INSTRUCTIONS FOR THE TASK —
Exclude the pictures, then copy word for word the lines running from the beginning of the records through the line with "const tY = tick".

INFORMATION SUPPLIED —
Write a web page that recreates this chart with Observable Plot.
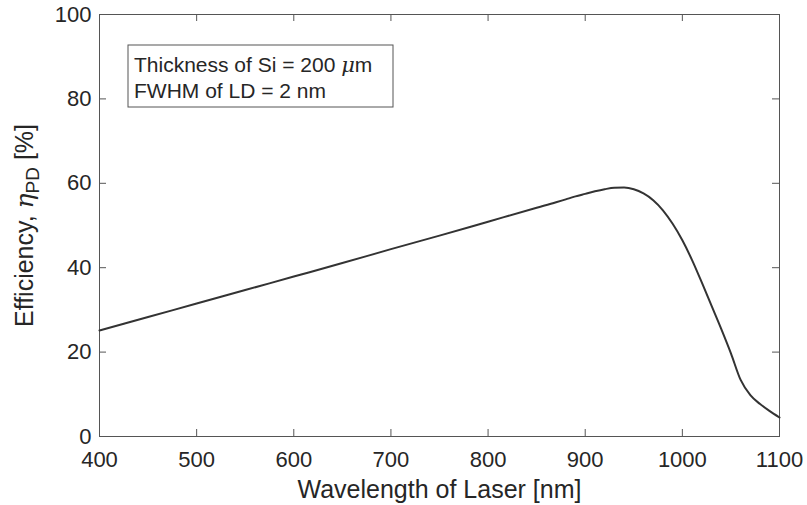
<!DOCTYPE html>
<html>
<head>
<meta charset="utf-8">
<script src="https://cdn.jsdelivr.net/npm/d3@7"></script>
<script src="https://cdn.jsdelivr.net/npm/@observablehq/plot@0.6"></script>
<style>
  html, body { margin: 0; padding: 0; background: #fff; }
  #chart svg { display: block; }
</style>
</head>
<body>
<div id="chart"></div>
<script>
// Data
const wavelength = [400, 450, 500, 550, 600, 650, 700, 750, 800, 850, 870, 880, 890, 900, 910, 920, 930, 940, 950, 960, 970, 980, 990, 1000, 1010, 1020, 1030, 1040, 1050, 1060, 1070, 1080, 1090, 1100];
const efficiency = [25.1, 28.3, 31.5, 34.7, 37.9, 41.1, 44.4, 47.6, 50.9, 54.2, 55.5, 56.2, 56.9, 57.5, 58.1, 58.6, 58.95, 59.0, 58.6, 57.6, 56.0, 53.6, 50.4, 46.5, 41.8, 36.5, 31.0, 25.5, 19.7, 13.4, 9.8, 7.7, 6.0, 4.5];
const xTicks = [400, 500, 600, 700, 800, 900, 1000, 1100];
const yTicks = [0, 20, 40, 60, 80, 100];
const xLabel = "Wavelength of Laser [nm]";
const yLabel = "Efficiency, ηPD [%]";
const legendLines = ["Thickness of Si = 200 μm", "FWHM of LD = 2 nm"];

const data = wavelength.map((w, i) => ({w, e: efficiency[i]}));
const axisColor = "#555";
const textColor = "#262626";
const font = "'Liberation Sans', Arial, Helvetica, sans-serif";

const W = 807, H = 505, mL = 99, mR = 28, mT = 14, mB = 69;
const plotW = W - mL - mR, plotH = H - mT - mB, tick = 7;
const xDom = [400, 1100], yDom = [0, 100];
// tick length expressed in data units of each scale
const tX = tick * (xDom[1] - xDom[0]) / plotW;
const tY = tick * (yDom[1] - yDom[0]) / plotH;

const chart = Plot.plot({
  width: W,
  height: H,
  marginLeft: mL,
  marginRight: mR,
  marginTop: mT,
  marginBottom: mB,
  style: {fontFamily: font, color: textColor, background: "#fff"},
  x: {domain: xDom},
  y: {domain: yDom},
  marks: [
    // inward ticks on all four sides
    Plot.ruleX(xTicks, {x: d => d, y1: yDom[0], y2: yDom[0] + tY, stroke: axisColor}),
    Plot.ruleX(xTicks, {x: d => d, y1: yDom[1] - tY, y2: yDom[1], stroke: axisColor}),
    Plot.ruleY(yTicks, {y: d => d, x1: xDom[0], x2: xDom[0] + tX, stroke: axisColor}),
    Plot.ruleY(yTicks, {y: d => d, x1: xDom[1] - tX, x2: xDom[1], stroke: axisColor}),
    Plot.frame({stroke: axisColor, strokeWidth: 1}),
    Plot.axisX({anchor: "bottom", ticks: xTicks, tickSize: 0, tickPadding: 15, fontSize: 22, fill: textColor, label: null, tickFormat: d => String(d)}),
    Plot.axisY({anchor: "left", ticks: yTicks, tickSize: 0, tickPadding: 8, fontSize: 22, fill: textColor, label: null, tickFormat: d => String(d)}),
    Plot.line(data, {x: "w", y: "e", stroke: "#333", strokeWidth: 2, curve: "monotone-x"}),
    Plot.text([xLabel], {frameAnchor: "bottom", dy: 61, fontSize: 25, fill: textColor}),
    Plot.text([yLabel], {frameAnchor: "left", textAnchor: "middle", dx: -75, rotate: -90, fontSize: 25, fill: textColor})
  ]
});

document.getElementById("chart").appendChild(chart);

// Rich text for the y label: italic eta with PD subscript
const svg = d3.select(chart);
svg.selectAll("text").filter(function() { return this.textContent === yLabel; }).each(function() {
  const t = d3.select(this);
  t.text(null);
  t.append("tspan").text("Efficiency, ");
  t.append("tspan").attr("font-style", "italic").attr("font-family", "'DejaVu Serif', serif").text("η");
  t.append("tspan").attr("font-size", 19).attr("dy", 6).text("PD");
  t.append("tspan").attr("dy", -6).text(" [%]");
});

// Annotation box in the upper left of the axes
const g = svg.append("g").attr("font-family", font).attr("font-size", 21)
  .attr("fill", textColor).attr("text-anchor", "start");
g.append("rect").attr("x", 128).attr("y", 45).attr("width", 265).attr("height", 62)
  .attr("fill", "#fff").attr("stroke", axisColor).attr("stroke-width", 1);
const t1 = g.append("text").attr("x", 134).attr("y", 72);
t1.append("tspan").text("Thickness of Si = 200 ");
t1.append("tspan").attr("font-style", "italic").attr("font-family", "'DejaVu Serif', serif").text("μ");
t1.append("tspan").text("m");
g.append("text").attr("x", 134).attr("y", 98).text(legendLines[1]);
</script>
</body>
</html>
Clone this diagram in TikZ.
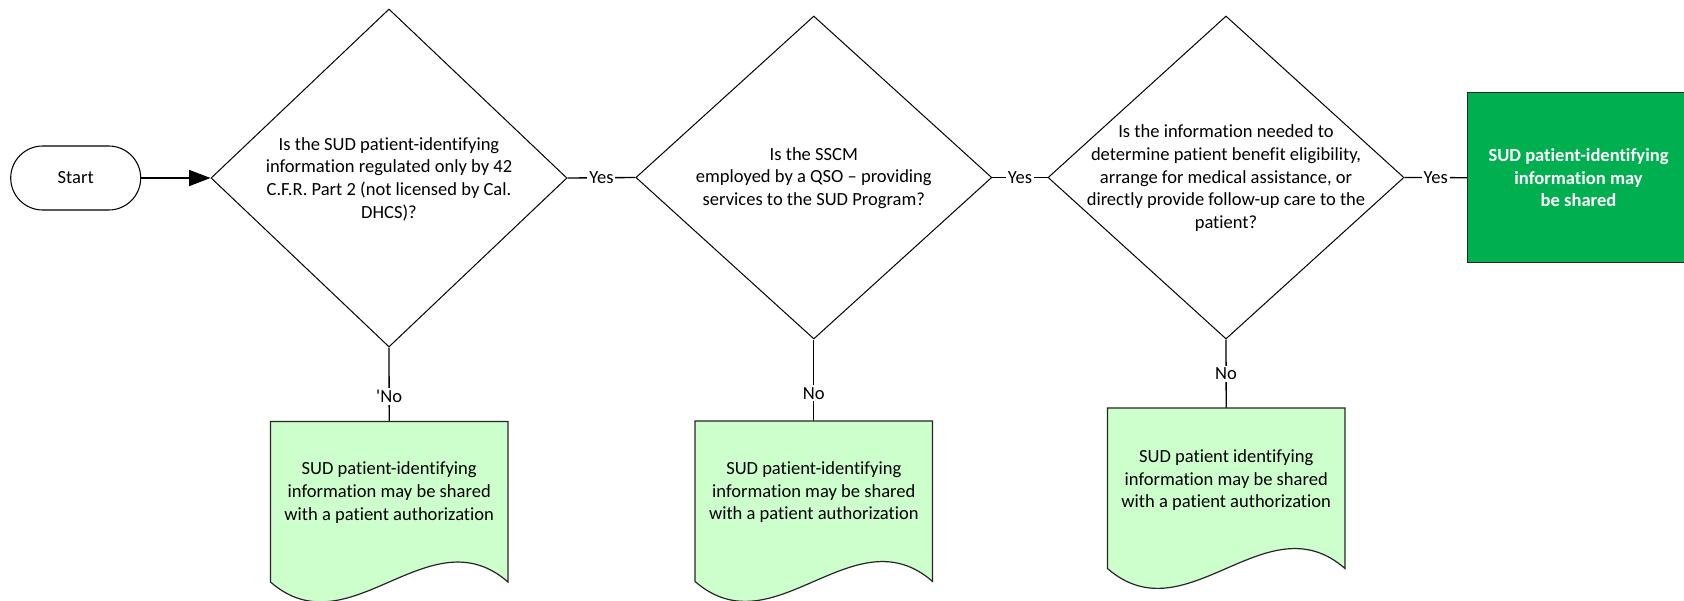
\documentclass[tikz,border=0pt]{standalone}
\usepackage{fontspec}
\setmainfont{Carlito}[Ligatures={TeX,NoCommon}]
\usetikzlibrary{shapes.geometric,arrows.meta,calc}
\definecolor{docgreen}{HTML}{CCFFCC}
\definecolor{boxgreen}{HTML}{00B050}
\definecolor{shadowblue}{HTML}{C9D8EF}
\tikzset{
  basefont/.style={font=\fontsize{13.9pt}{17pt}\selectfont},
  startbox/.style={draw, line width=0.8pt, rounded corners=24pt, minimum width=97.5pt, minimum height=48pt, inner sep=0pt, basefont},
  decision/.style={draw, line width=0.75pt, diamond, inner sep=0pt, minimum width=267pt, minimum height=#1},
  qtext/.style={align=center, basefont, inner sep=0pt},
  endbox/.style={draw=black!85, line width=1pt, fill=boxgreen, text=white, minimum width=166.5pt, minimum height=127.5pt, inner sep=0pt, align=center, font={\fontsize{13.9pt}{17pt}\selectfont\bfseries}},
  docnode/.style={minimum width=177.75pt, minimum height=120pt, inner sep=0pt},
  conn/.style={draw, line width=1pt},
  lbl/.style={fill=white, inner sep=1.5pt, basefont}
}
\newcommand\drawdoc[1]{%
  \fill[shadowblue, yshift=-3pt] (#1.north west) -- (#1.north east) -- (#1.south east) .. controls +(-79,-69) and +(79,69) .. (#1.south west) -- cycle;
  \filldraw[fill=docgreen, draw=black!85, line width=0.9pt] (#1.north west) -- (#1.north east) -- (#1.south east) .. controls +(-79,-69) and +(79,69) .. (#1.south west) -- cycle;
}
\begin{document}
\begin{tikzpicture}[x=0.75pt,y=-0.75pt]
\useasboundingbox (0,0) rectangle (1684,600);

% nodes
\node[startbox] (start) at (75.7,178) {Start};
\node[decision=253.5pt] (d1) at (389,178) {};
\node[decision=242.25pt] (d2) at (813.8,177.5) {};
\node[decision=242.25pt] (d3) at (1226,177.5) {};
\node[qtext] (d1t) at (389,179) {Is the SUD patient-identifying\\information regulated only by 42\\C.F.R. Part 2 (not licensed by Cal.\\DHCS)?};
\node[qtext] (d2t) at (813.8,178) {Is the SSCM\\employed by a QSO – providing\\services to the SUD Program?};
\node[qtext] (d3t) at (1226,178.3) {Is the information needed to\\determine patient benefit eligibility,\\arrange for medical assistance, or\\directly provide follow-up care to the\\patient?};
\node[endbox] (ok) at (1578.5,177.7) {SUD patient-identifying\\information may\\be shared};

\node[docnode] (n1) at (389.2,501.7) {};
\node[docnode] (n2) at (813.8,501.2) {};
\node[docnode] (n3) at (1226.2,488.2) {};

% connectors
\draw[conn, -{Triangle[length=16pt,width=12pt]}] (start.east) -- (d1.west);
\draw[conn] (d1.east) -- node[lbl] (y1) {Yes} (d2.west);
\draw[conn] (d2.east) -- node[lbl] (y2) {Yes} (d3.west);
\draw[conn] (d3.east) -- node[lbl] (y3) {Yes} (ok.west);
\draw[conn] (d1.south) -- node[lbl, pos=0.66] (no1) {\textquotesingle No} (n1.north);
\draw[conn] (d2.south) -- node[lbl, pos=0.66] (no2) {No} (n2.north);
\draw[conn] (d3.south) -- node[lbl, pos=0.5] (no3) {No} (n3.north);

% documents
\drawdoc{n1}
\drawdoc{n2}
\drawdoc{n3}
\node[qtext] (n1t) at ($(n1)+(0,-9)$) {SUD patient-identifying\\information may be shared\\with a patient authorization};
\node[qtext] (n2t) at ($(n2)+(0,-9)$) {SUD patient-identifying\\information may be shared\\with a patient authorization};
\node[qtext] (n3t) at ($(n3)+(0,-8)$) {SUD patient identifying\\information may be shared\\with a patient authorization};
\end{tikzpicture}
\end{document}
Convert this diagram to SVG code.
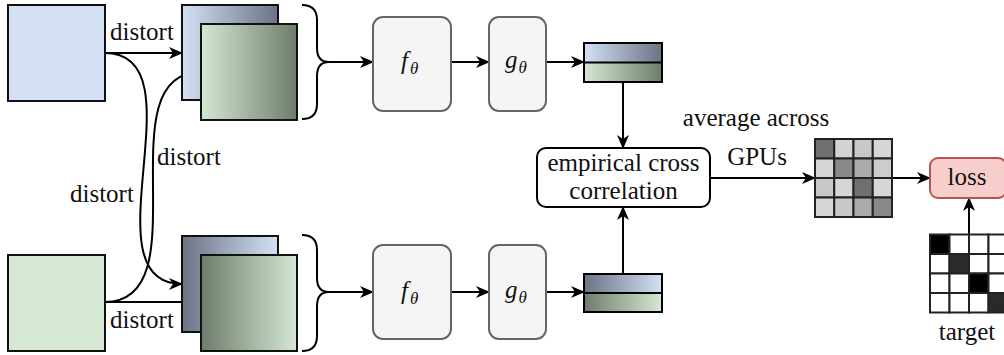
<svg xmlns="http://www.w3.org/2000/svg" width="1004" height="355" viewBox="0 0 1004 355">
<style>
.t{font-size:25px;fill:#111;font-family:"Liberation Serif","Times New Roman",serif}
.sq{stroke:#111;stroke-width:2}
.proc{fill:#f5f5f5;stroke:#666;stroke-width:2}
.ln{fill:none;stroke:#000;stroke-width:2}
.arr{fill:none;stroke:#000;stroke-width:2;marker-end:url(#ah)}
.cell{stroke:#222;stroke-width:2}
.mi{font-style:italic}
.sub{font-style:italic;font-size:17px}
</style>
<defs>
<marker id="ah" markerUnits="userSpaceOnUse" markerWidth="14" markerHeight="12" refX="13" refY="6" orient="auto">
<path d="M0,0 L14,6 L0,12 L4,6 Z" fill="#000"/>
</marker>
<linearGradient id="bR" x1="0" y1="0" x2="1" y2="0"><stop offset="0" stop-color="#d4e1f5"/><stop offset="1" stop-color="#6b7385"/></linearGradient>
<linearGradient id="bL" x1="0" y1="0" x2="1" y2="0"><stop offset="0" stop-color="#6b7385"/><stop offset="1" stop-color="#d4e1f5"/></linearGradient>
<linearGradient id="gR" x1="0" y1="0" x2="1" y2="0"><stop offset="0" stop-color="#d5e8d4"/><stop offset="1" stop-color="#6e7d6b"/></linearGradient>
<linearGradient id="gL" x1="0" y1="0" x2="1" y2="0"><stop offset="0" stop-color="#6e7d6b"/><stop offset="1" stop-color="#d5e8d4"/></linearGradient>
</defs>

<g id="connectors">
<path class="arr" d="M105,53 L182,53"/>
<path class="arr" d="M105,53 C203,53 84,284 182,284"/>
<path class="arr" d="M105,302 C203,302 103,72 201,72"/>
<path class="arr" d="M105,302 L201,302"/>
<path class="arr" d="M329,62 L373,62"/>
<path class="arr" d="M451,62 L489,62"/>
<path class="arr" d="M546,62 L584,62"/>
<path class="arr" d="M329,292 L373,292"/>
<path class="arr" d="M451,292 L489,292"/>
<path class="arr" d="M546,292 L584,292"/>
<path class="arr" d="M623,82 L623,148"/>
<path class="arr" d="M623,274 L623,207"/>
<path class="arr" d="M710,178 L815,178"/>
<path class="arr" d="M892,178 L930,178"/>
<path class="arr" d="M969,234 L969,198"/>
</g>

<g id="labels">
<text class="t" x="110" y="40">distort</text>
<text class="t" x="157" y="165">distort</text>
<text class="t" x="70" y="202">distort</text>
<text class="t" x="110" y="328">distort</text>
<text class="t" x="756" y="126" text-anchor="middle">average across</text>
<text class="t" x="757" y="165" text-anchor="middle">GPUs</text>
</g>

<g id="input-top"><rect class="sq" x="8" y="5" width="97" height="96" fill="#d4e1f5"/></g>
<g id="input-bottom"><rect class="sq" x="8" y="255" width="97" height="96" fill="#d5e8d4"/></g>

<g id="views-top">
<rect class="sq" x="182" y="5" width="96" height="95" fill="url(#bR)"/>
<rect class="sq" x="201" y="24" width="96" height="96" fill="url(#gR)"/>
</g>
<g id="views-bottom">
<rect class="sq" x="182" y="236" width="96" height="96" fill="url(#bL)"/>
<rect class="sq" x="201" y="255" width="96" height="96" fill="url(#gL)"/>
</g>

<g id="brace-top"><path class="ln" d="M302,5 Q317,5 317,20 L317,48 Q317,62 329,62 Q317,62 317,76 L317,104 Q317,119 302,119"/></g>
<g id="brace-bottom"><path class="ln" d="M302,235 Q317,235 317,250 L317,278 Q317,292 329,292 Q317,292 317,306 L317,336 Q317,351 302,351"/></g>

<g id="f-top"><rect class="proc" x="373" y="17" width="78" height="94" rx="10"/><text class="t" x="401" y="69"><tspan class="mi">f</tspan><tspan class="sub" dx="2" dy="5">θ</tspan></text></g>
<g id="g-top"><rect class="proc" x="489" y="17" width="57" height="94" rx="10"/><text class="t" x="505" y="68"><tspan class="mi">g</tspan><tspan class="sub" dx="1" dy="5">θ</tspan></text></g>
<g id="f-bottom"><rect class="proc" x="373" y="245" width="78" height="94" rx="10"/><text class="t" x="401" y="299"><tspan class="mi">f</tspan><tspan class="sub" dx="2" dy="5">θ</tspan></text></g>
<g id="g-bottom"><rect class="proc" x="489" y="245" width="57" height="94" rx="10"/><text class="t" x="505" y="298"><tspan class="mi">g</tspan><tspan class="sub" dx="1" dy="5">θ</tspan></text></g>

<g id="emb-top">
<rect x="584" y="43" width="78" height="19.5" fill="url(#bR)"/>
<rect x="584" y="62.5" width="78" height="19.5" fill="url(#gR)"/>
<rect class="ln" x="584" y="43" width="78" height="39"/>
<line class="ln" x1="584" y1="62.5" x2="662" y2="62.5"/>
</g>
<g id="emb-bottom">
<rect x="584" y="274" width="78" height="19" fill="url(#bL)"/>
<rect x="584" y="293" width="78" height="19" fill="url(#gL)"/>
<rect class="ln" x="584" y="274" width="78" height="38"/>
<line class="ln" x1="584" y1="293" x2="662" y2="293"/>
</g>

<g id="cross-correlation">
<rect x="537" y="148" width="173" height="59" rx="9" fill="#fff" stroke="#000" stroke-width="2"/>
<text class="t" x="623.5" y="171" text-anchor="middle">empirical cross</text>
<text class="t" x="623.5" y="199" text-anchor="middle">correlation</text>
</g>

<g id="cc-matrix">
<rect class="cell" x="815" y="139" width="19.25" height="19.5" fill="#707070"/>
<rect class="cell" x="834.25" y="139" width="19.25" height="19.5" fill="#d3d3d3"/>
<rect class="cell" x="853.5" y="139" width="19.25" height="19.5" fill="#c8c8c8"/>
<rect class="cell" x="872.75" y="139" width="19.25" height="19.5" fill="#d6d6d6"/>
<rect class="cell" x="815" y="158.5" width="19.25" height="19.5" fill="#d6d6d6"/>
<rect class="cell" x="834.25" y="158.5" width="19.25" height="19.5" fill="#888888"/>
<rect class="cell" x="853.5" y="158.5" width="19.25" height="19.5" fill="#ababab"/>
<rect class="cell" x="872.75" y="158.5" width="19.25" height="19.5" fill="#cccccc"/>
<rect class="cell" x="815" y="178" width="19.25" height="19.5" fill="#c8c8c8"/>
<rect class="cell" x="834.25" y="178" width="19.25" height="19.5" fill="#d6d6d6"/>
<rect class="cell" x="853.5" y="178" width="19.25" height="19.5" fill="#707070"/>
<rect class="cell" x="872.75" y="178" width="19.25" height="19.5" fill="#d6d6d6"/>
<rect class="cell" x="815" y="197.5" width="19.25" height="19.5" fill="#d6d6d6"/>
<rect class="cell" x="834.25" y="197.5" width="19.25" height="19.5" fill="#c8c8c8"/>
<rect class="cell" x="853.5" y="197.5" width="19.25" height="19.5" fill="#ababab"/>
<rect class="cell" x="872.75" y="197.5" width="19.25" height="19.5" fill="#888888"/>
</g>

<g id="loss">
<rect x="930" y="158" width="76" height="40" rx="8" fill="#f8cecc" stroke="#b85450" stroke-width="2"/>
<text class="t" x="967" y="185" text-anchor="middle">loss</text>
</g>

<g id="target">
<rect class="cell" x="930" y="234.5" width="19.5" height="19.5" fill="#000"/>
<rect class="cell" x="949.5" y="234.5" width="19.5" height="19.5" fill="#fff"/>
<rect class="cell" x="969" y="234.5" width="19.5" height="19.5" fill="#fff"/>
<rect class="cell" x="988.5" y="234.5" width="19.5" height="19.5" fill="#fff"/>
<rect class="cell" x="930" y="254" width="19.5" height="19.5" fill="#fff"/>
<rect class="cell" x="949.5" y="254" width="19.5" height="19.5" fill="#2a2a2a"/>
<rect class="cell" x="969" y="254" width="19.5" height="19.5" fill="#fff"/>
<rect class="cell" x="988.5" y="254" width="19.5" height="19.5" fill="#fff"/>
<rect class="cell" x="930" y="273.5" width="19.5" height="19.5" fill="#fff"/>
<rect class="cell" x="949.5" y="273.5" width="19.5" height="19.5" fill="#fff"/>
<rect class="cell" x="969" y="273.5" width="19.5" height="19.5" fill="#000"/>
<rect class="cell" x="988.5" y="273.5" width="19.5" height="19.5" fill="#fff"/>
<rect class="cell" x="930" y="293" width="19.5" height="19.5" fill="#fff"/>
<rect class="cell" x="949.5" y="293" width="19.5" height="19.5" fill="#fff"/>
<rect class="cell" x="969" y="293" width="19.5" height="19.5" fill="#fff"/>
<rect class="cell" x="988.5" y="293" width="19.5" height="19.5" fill="#2a2a2a"/>
<text class="t" x="967" y="340" text-anchor="middle">target</text>
</g>
</svg>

SOLUTION BELOW —
Write a web page that recreates this chart with Observable Plot.
<!DOCTYPE html>
<html>
<head>
<meta charset="utf-8">
<script src="https://cdn.jsdelivr.net/npm/d3@7"></script>
<script src="https://cdn.jsdelivr.net/npm/@observablehq/plot@0.6"></script>
<style>
  html, body { margin: 0; padding: 0; background: #fff; }
  #chart svg { display: block; }
</style>
</head>
<body>
<div id="chart"></div>
<script>
// Data
const wavelength = [400, 450, 500, 550, 600, 650, 700, 750, 800, 850, 870, 880, 890, 900, 910, 920, 930, 940, 950, 960, 970, 980, 990, 1000, 1010, 1020, 1030, 1040, 1050, 1060, 1070, 1080, 1090, 1100];
const efficiency = [25.1, 28.3, 31.5, 34.7, 37.9, 41.1, 44.4, 47.6, 50.9, 54.2, 55.5, 56.2, 56.9, 57.5, 58.1, 58.6, 58.95, 59.0, 58.6, 57.6, 56.0, 53.6, 50.4, 46.5, 41.8, 36.5, 31.0, 25.5, 19.7, 13.4, 9.8, 7.7, 6.0, 4.5];
const xTicks = [400, 500, 600, 700, 800, 900, 1000, 1100];
const yTicks = [0, 20, 40, 60, 80, 100];
const xLabel = "Wavelength of Laser [nm]";
const yLabel = "Efficiency, ηPD [%]";
const legendLines = ["Thickness of Si = 200 μm", "FWHM of LD = 2 nm"];

const data = wavelength.map((w, i) => ({w, e: efficiency[i]}));
const axisColor = "#555";
const textColor = "#262626";
const font = "'Liberation Sans', Arial, Helvetica, sans-serif";

const W = 807, H = 505, mL = 99, mR = 28, mT = 14, mB = 69;
const plotW = W - mL - mR, plotH = H - mT - mB, tick = 7;
const xDom = [400, 1100], yDom = [0, 100];
// tick length expressed in data units of each scale
const tX = tick * (xDom[1] - xDom[0]) / plotW;
const tY = tick * (yDom[1] - yDom[0]) / plotH;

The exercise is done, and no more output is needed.